Return all lines where the word "this" can be found.

[Entries with chart source code]
________
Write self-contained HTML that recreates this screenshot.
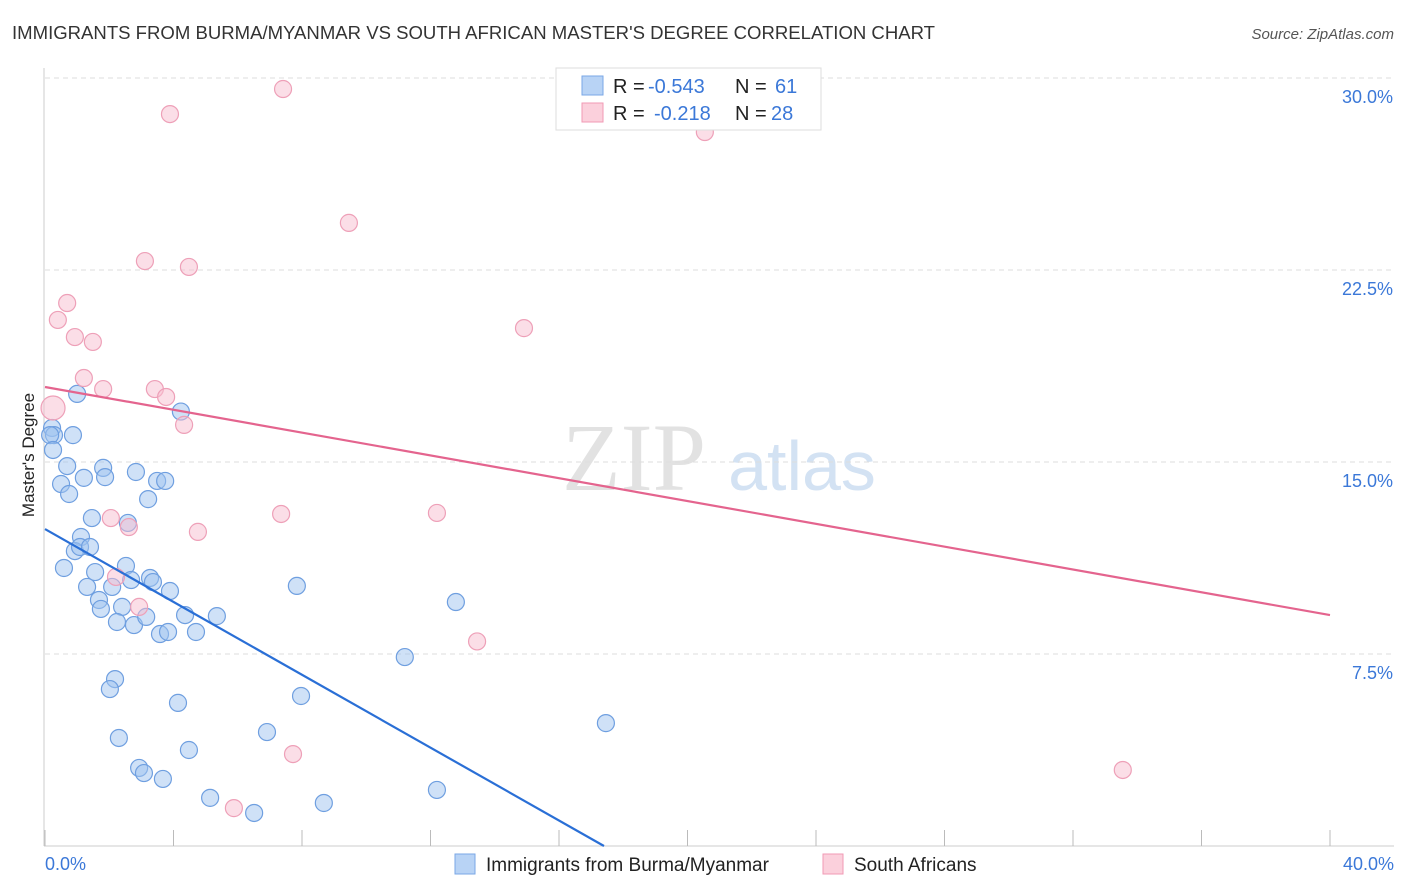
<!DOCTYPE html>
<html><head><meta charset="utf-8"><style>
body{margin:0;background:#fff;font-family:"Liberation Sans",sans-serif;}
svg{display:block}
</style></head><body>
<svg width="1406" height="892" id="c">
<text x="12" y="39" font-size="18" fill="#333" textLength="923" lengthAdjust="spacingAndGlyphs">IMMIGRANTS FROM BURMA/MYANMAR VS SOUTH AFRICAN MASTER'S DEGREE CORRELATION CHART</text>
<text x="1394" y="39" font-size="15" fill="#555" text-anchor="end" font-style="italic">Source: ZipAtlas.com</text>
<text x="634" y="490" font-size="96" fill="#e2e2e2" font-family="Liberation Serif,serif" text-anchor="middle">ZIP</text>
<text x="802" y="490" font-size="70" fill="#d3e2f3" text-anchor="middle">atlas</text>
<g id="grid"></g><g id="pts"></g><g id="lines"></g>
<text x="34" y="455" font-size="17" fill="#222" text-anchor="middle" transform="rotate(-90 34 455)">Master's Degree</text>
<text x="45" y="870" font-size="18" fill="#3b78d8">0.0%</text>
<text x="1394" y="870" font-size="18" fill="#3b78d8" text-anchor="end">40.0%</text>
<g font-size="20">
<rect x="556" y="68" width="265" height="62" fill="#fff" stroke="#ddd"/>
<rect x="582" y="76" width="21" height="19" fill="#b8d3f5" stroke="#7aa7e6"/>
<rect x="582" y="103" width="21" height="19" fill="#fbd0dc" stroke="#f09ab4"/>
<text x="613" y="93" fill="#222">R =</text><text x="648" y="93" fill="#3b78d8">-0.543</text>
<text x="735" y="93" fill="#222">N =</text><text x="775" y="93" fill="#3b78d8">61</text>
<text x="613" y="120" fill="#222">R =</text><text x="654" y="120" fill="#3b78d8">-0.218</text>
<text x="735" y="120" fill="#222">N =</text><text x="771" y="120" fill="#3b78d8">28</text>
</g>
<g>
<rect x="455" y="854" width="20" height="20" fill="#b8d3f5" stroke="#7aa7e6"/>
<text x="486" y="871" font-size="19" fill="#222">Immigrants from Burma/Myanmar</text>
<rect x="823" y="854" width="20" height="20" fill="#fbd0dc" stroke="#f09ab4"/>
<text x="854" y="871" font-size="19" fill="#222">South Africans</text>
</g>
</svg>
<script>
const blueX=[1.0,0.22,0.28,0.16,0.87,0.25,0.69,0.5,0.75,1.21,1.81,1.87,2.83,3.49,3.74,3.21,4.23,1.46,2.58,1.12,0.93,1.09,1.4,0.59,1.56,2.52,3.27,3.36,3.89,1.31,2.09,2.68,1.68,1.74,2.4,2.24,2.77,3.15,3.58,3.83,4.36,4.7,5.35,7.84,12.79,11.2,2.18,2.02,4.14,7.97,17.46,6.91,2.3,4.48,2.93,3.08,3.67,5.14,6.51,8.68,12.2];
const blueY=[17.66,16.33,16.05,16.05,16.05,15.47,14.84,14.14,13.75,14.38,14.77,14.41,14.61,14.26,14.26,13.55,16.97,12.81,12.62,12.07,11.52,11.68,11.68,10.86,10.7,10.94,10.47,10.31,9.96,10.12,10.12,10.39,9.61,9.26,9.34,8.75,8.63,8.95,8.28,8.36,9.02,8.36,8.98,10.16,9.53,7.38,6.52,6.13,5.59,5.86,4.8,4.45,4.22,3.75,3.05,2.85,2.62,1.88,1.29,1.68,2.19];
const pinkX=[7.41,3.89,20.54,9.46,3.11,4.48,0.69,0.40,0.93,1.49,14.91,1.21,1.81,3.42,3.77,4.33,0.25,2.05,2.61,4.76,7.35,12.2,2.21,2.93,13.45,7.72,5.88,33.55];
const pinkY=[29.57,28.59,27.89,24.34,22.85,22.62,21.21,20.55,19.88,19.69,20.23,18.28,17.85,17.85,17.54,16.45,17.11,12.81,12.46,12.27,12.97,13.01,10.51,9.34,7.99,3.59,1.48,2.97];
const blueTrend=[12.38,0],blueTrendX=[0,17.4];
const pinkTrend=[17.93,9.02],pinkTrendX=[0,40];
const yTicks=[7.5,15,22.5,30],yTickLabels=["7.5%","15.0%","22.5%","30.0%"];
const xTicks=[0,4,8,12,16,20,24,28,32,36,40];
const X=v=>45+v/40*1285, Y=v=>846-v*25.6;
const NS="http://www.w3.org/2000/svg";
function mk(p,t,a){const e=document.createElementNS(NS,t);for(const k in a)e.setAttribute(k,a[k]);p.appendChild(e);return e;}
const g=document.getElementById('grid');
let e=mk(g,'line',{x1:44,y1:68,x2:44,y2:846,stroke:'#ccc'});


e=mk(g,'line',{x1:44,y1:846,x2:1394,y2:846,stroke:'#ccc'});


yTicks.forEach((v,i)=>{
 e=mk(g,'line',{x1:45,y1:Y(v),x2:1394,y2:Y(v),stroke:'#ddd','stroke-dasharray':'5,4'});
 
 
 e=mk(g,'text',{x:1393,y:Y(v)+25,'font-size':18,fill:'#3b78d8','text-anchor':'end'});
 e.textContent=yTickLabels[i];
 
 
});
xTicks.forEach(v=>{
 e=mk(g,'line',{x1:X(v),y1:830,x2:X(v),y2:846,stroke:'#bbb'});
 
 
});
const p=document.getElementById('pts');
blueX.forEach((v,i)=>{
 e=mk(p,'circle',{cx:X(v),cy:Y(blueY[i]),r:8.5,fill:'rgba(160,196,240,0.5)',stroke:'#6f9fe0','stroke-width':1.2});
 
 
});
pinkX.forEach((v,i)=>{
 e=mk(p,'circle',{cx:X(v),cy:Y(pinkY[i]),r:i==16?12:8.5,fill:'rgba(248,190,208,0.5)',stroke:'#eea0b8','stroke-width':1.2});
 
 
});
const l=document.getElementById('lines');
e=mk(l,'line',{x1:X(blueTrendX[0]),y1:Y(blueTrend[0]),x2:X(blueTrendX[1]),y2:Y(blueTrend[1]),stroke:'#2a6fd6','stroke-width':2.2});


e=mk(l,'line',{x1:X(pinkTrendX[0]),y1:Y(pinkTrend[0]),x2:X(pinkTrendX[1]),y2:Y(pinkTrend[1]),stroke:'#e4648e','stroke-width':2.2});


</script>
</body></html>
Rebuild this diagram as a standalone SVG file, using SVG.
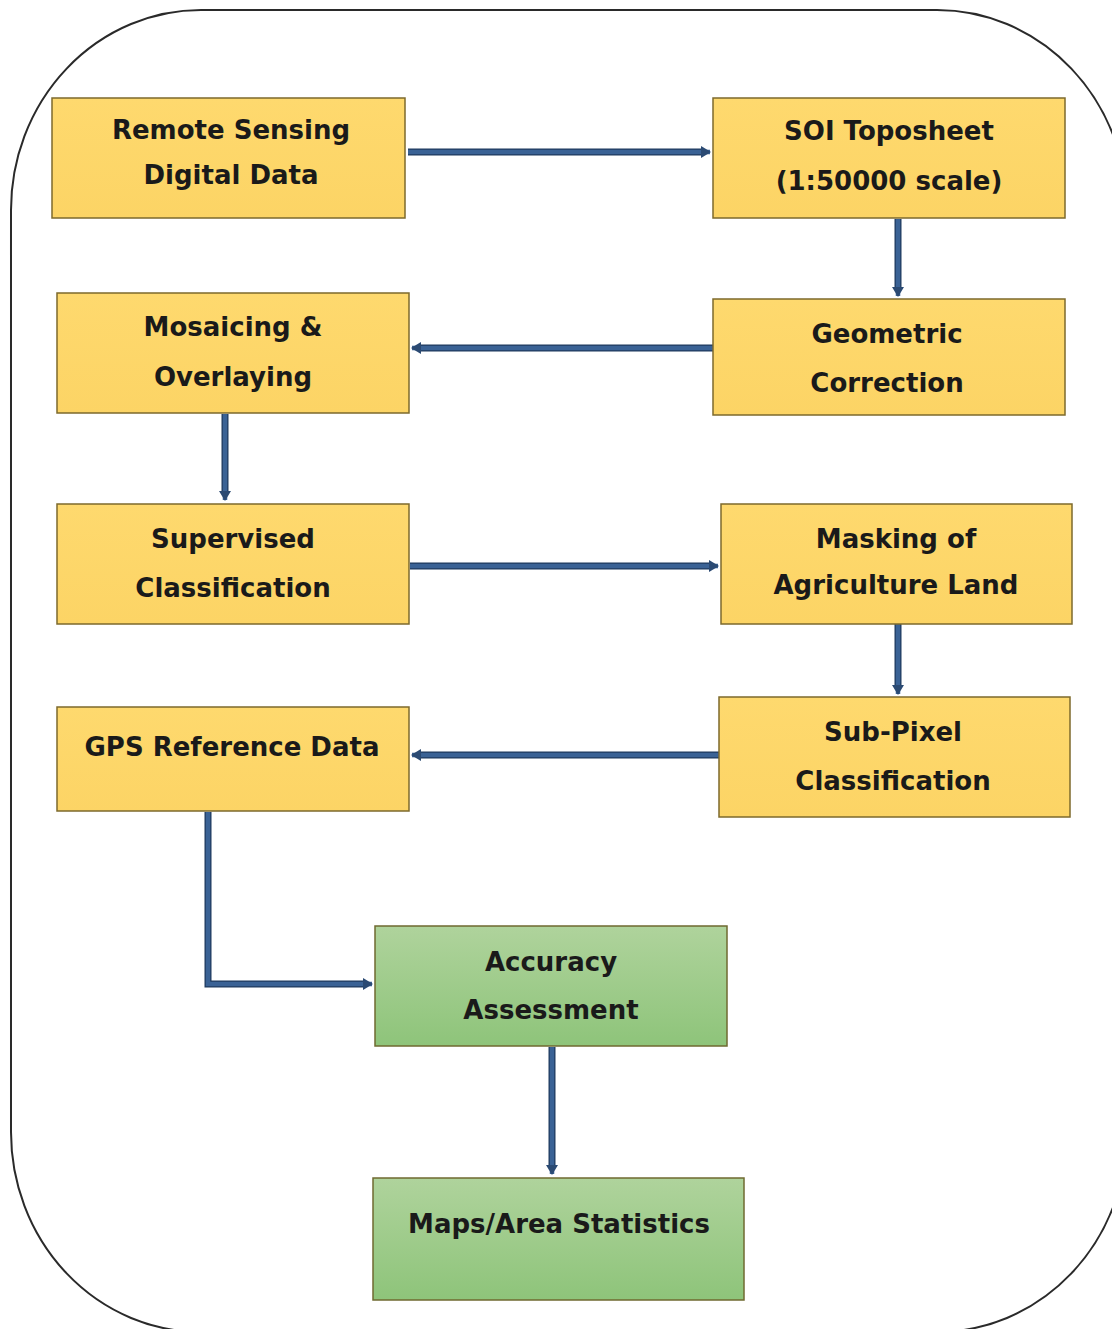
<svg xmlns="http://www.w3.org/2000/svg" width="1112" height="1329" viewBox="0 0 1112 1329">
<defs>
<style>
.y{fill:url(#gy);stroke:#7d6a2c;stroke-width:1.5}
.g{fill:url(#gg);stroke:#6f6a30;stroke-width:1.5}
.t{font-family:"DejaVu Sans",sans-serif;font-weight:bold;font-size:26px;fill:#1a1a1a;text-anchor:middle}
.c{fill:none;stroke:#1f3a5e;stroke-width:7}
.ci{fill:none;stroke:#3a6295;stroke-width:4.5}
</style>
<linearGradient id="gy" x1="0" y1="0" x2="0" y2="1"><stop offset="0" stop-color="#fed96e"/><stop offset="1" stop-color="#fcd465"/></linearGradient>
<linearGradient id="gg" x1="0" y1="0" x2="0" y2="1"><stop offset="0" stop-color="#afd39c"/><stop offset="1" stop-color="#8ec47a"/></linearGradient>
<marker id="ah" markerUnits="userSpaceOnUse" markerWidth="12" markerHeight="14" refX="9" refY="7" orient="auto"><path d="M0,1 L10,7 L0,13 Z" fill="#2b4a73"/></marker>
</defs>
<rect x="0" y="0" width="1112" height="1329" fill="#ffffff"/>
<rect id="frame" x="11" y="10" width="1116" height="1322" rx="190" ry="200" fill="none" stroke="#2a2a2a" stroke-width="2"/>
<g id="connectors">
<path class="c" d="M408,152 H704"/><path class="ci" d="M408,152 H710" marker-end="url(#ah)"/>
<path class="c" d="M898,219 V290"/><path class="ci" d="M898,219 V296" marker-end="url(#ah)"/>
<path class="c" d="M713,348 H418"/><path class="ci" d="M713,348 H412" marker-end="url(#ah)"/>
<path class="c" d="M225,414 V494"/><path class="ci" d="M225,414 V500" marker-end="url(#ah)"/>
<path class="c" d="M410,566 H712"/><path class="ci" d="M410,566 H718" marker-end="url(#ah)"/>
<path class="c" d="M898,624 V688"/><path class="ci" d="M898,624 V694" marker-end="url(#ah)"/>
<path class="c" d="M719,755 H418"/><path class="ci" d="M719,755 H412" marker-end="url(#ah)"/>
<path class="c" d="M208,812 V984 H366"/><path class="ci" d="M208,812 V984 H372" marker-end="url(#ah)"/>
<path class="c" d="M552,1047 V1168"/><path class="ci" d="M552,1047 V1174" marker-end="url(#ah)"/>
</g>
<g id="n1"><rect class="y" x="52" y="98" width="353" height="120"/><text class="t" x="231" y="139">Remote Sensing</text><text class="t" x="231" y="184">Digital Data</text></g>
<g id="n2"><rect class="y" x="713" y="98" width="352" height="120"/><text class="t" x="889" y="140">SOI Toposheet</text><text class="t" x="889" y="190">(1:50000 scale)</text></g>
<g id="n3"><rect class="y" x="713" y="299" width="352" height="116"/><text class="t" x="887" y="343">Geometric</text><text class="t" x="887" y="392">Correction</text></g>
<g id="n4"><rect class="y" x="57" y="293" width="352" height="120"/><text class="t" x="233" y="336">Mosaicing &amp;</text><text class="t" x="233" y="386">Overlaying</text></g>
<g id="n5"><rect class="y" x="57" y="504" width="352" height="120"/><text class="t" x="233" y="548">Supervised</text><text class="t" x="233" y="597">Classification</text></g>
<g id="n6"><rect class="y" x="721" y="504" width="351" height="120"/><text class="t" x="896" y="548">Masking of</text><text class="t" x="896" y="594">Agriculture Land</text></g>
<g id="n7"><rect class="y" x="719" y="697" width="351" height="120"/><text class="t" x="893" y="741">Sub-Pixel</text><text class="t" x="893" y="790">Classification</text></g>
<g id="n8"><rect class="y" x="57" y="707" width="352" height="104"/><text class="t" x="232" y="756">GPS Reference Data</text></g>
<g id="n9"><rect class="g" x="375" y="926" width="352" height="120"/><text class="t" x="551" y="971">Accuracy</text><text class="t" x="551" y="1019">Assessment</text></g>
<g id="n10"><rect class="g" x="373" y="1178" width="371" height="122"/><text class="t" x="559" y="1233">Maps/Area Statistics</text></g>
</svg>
________
Exercise response
Write self-contained HTML that recreates this screenshot.
Rebuild this diagram as a standalone SVG file, using SVG.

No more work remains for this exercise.